The legacy of empire still shapes the world. But Kemi Badenoch’s plan will ensure that ignorance reigns over this

If the Duke and Duchess of Cambridge need some comfort reading after their awkward Caribbean tour, they could do worse than turn to Tony Blair’s autobiography. In 1997, Britain’s new prime minister travelled to Hong Kong to oversee its handover to China. Years later, Blair described how he had struggled through a conversation with the Chinese president, Jiang Zemin, on a subject of UK-China history, because, in his own words, Blair had “only a fairly dim and sketchy understanding of what that past was”. The history being discussed was the opium wars, the very reason why Hong Kong had become British in the first place. Yet here was a boarding school and Oxbridge-educated prime minister who had next to no knowledge of the history that produced the very event he had travelled to oversee.

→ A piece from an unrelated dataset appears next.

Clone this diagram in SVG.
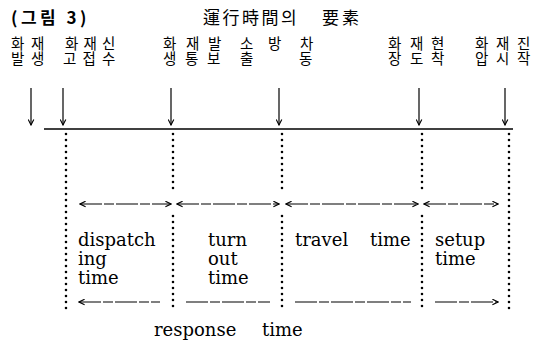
<svg xmlns="http://www.w3.org/2000/svg" width="558" height="349" viewBox="0 0 558 349">
<defs>
<marker id="ah" viewBox="0 0 10 10" refX="9" refY="5" markerWidth="7" markerHeight="7" orient="auto-start-reverse" markerUnits="userSpaceOnUse">
<path d="M1,1 L9,5 L1,9" fill="none" stroke="#000" stroke-width="1.6"/>
</marker>
<style>
.ko{font-family:"Noto Sans CJK KR",sans-serif;font-size:14.5px;fill:#000}
.ttl{font-family:"Noto Sans CJK KR",sans-serif;font-size:17px;fill:#000}
.en{font-family:"DejaVu Serif","Liberation Serif",serif;font-size:18px;fill:#000}
.va{stroke:#000;stroke-width:1.2;fill:none}
.base{stroke:#000;stroke-width:1.3;fill:none}
.dot{stroke:#000;stroke-width:2.6;stroke-linecap:round;stroke-dasharray:0 6;fill:none}
.ha{stroke:#000;stroke-width:1.2;fill:none;stroke-dasharray:22 2 10 2}
</style>
</defs>
<rect width="558" height="349" fill="#fff"/>
<g id="title">
<text class="ttl" x="11" y="24" font-size="16.5" font-weight="bold" letter-spacing="3.5">(그림 3)</text>
<text class="ttl" x="203 222.5 242 261.5 281" y="24">運行時間의</text>
<text class="ttl" x="322 342" y="24">要素</text>
</g>
<g id="n1"><text class="ko" x="11 31" y="49">화재</text><text class="ko" x="11 31" y="63.5">발생</text></g>
<g id="n2"><text class="ko" x="65 83.5 102" y="49">화재신</text><text class="ko" x="63 82.5 102" y="63.5">고접수</text></g>
<g id="n3"><text class="ko" x="163 186 208" y="49">화재발</text><text class="ko" x="163 185 207" y="63.5">생통보</text></g>
<g id="n4"><text class="ko" x="240 268 300" y="49">소방차</text><text class="ko" x="240" y="63.5">출</text><text class="ko" x="299" y="63.5">동</text></g>
<g id="n5"><text class="ko" x="388 410 431" y="49">화재현</text><text class="ko" x="388 410 431" y="63.5">장도착</text></g>
<g id="n6"><text class="ko" x="475 496 517" y="49">화재진</text><text class="ko" x="475 496 517" y="63.5">압시작</text></g>
<g id="dispatch"><text class="en" x="78" y="246">dispatch</text><text class="en" x="78" y="265">ing</text><text class="en" x="78" y="284">time</text></g>
<g id="turnout"><text class="en" x="208" y="246">turn</text><text class="en" x="208" y="265">out</text><text class="en" x="208" y="284">time</text></g>
<g id="travel"><text class="en" x="295" y="246">travel</text><text class="en" x="370" y="246">time</text></g>
<g id="setup"><text class="en" x="435" y="246">setup</text><text class="en" x="435" y="265">time</text></g>
<g id="response"><text class="en" x="154" y="336">response</text><text class="en" x="262" y="336">time</text></g>
<g id="connectors">
<line class="va" x1="31" y1="88" x2="31" y2="125" marker-end="url(#ah)"/>
<line class="va" x1="63" y1="88" x2="63" y2="125" marker-end="url(#ah)"/>
<line class="va" x1="171" y1="88" x2="171" y2="125" marker-end="url(#ah)"/>
<line class="va" x1="279" y1="88" x2="279" y2="125" marker-end="url(#ah)" stroke-width="1.6"/>
<line class="va" x1="419" y1="88" x2="419" y2="125" marker-end="url(#ah)"/>
<line class="va" x1="505" y1="88" x2="505" y2="125" marker-end="url(#ah)"/>
<line class="base" x1="44" y1="129" x2="513" y2="129"/>
<line class="dot" x1="66" y1="134" x2="66" y2="310"/>
<line class="dot" x1="173" y1="134" x2="173" y2="194"/>
<line class="dot" x1="173" y1="216" x2="173" y2="310"/>
<line class="dot" x1="282" y1="134" x2="282" y2="194"/>
<line class="dot" x1="282" y1="216" x2="282" y2="310"/>
<line class="dot" x1="422" y1="134" x2="422" y2="194"/>
<line class="dot" x1="422" y1="216" x2="422" y2="310"/>
<line class="dot" x1="509" y1="134" x2="509" y2="310"/>
<line class="ha" x1="80" y1="204" x2="171" y2="204" marker-start="url(#ah)" marker-end="url(#ah)"/>
<line class="ha" x1="177" y1="204" x2="279" y2="204" marker-start="url(#ah)" marker-end="url(#ah)"/>
<line class="ha" x1="286" y1="204" x2="418" y2="204" marker-start="url(#ah)" marker-end="url(#ah)"/>
<line class="ha" x1="424" y1="204" x2="498" y2="204" marker-start="url(#ah)" marker-end="url(#ah)"/>
<line class="ha" x1="79" y1="302" x2="160" y2="302" marker-start="url(#ah)"/>
<line class="ha" x1="186" y1="302" x2="270" y2="302"/>
<line class="ha" x1="295" y1="302" x2="411" y2="302"/>
<line class="ha" x1="435" y1="302" x2="498" y2="302" marker-end="url(#ah)"/>
</g>
</svg>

The impression many ministers give today is that students in British classrooms are being bludgeoned with never-ending tales of Britain’s imperial crimes. This is why the government is now looking to rebalance the scales with a new curriculum that highlights the “benefits” of the British empire, as well as its negatives. Building on last year’s controversial Sewell report, the plans promoted by the equalities minister Kemi Badenoch are part of a wider campaign to move the teaching of empire away from what the government fears is a culture of victimisation and identity politics in schools, instead framing the legacy of empire as a debate of pros and cons. Was the empire wrong? Was it right? Which bits of the empire were naughty or nice?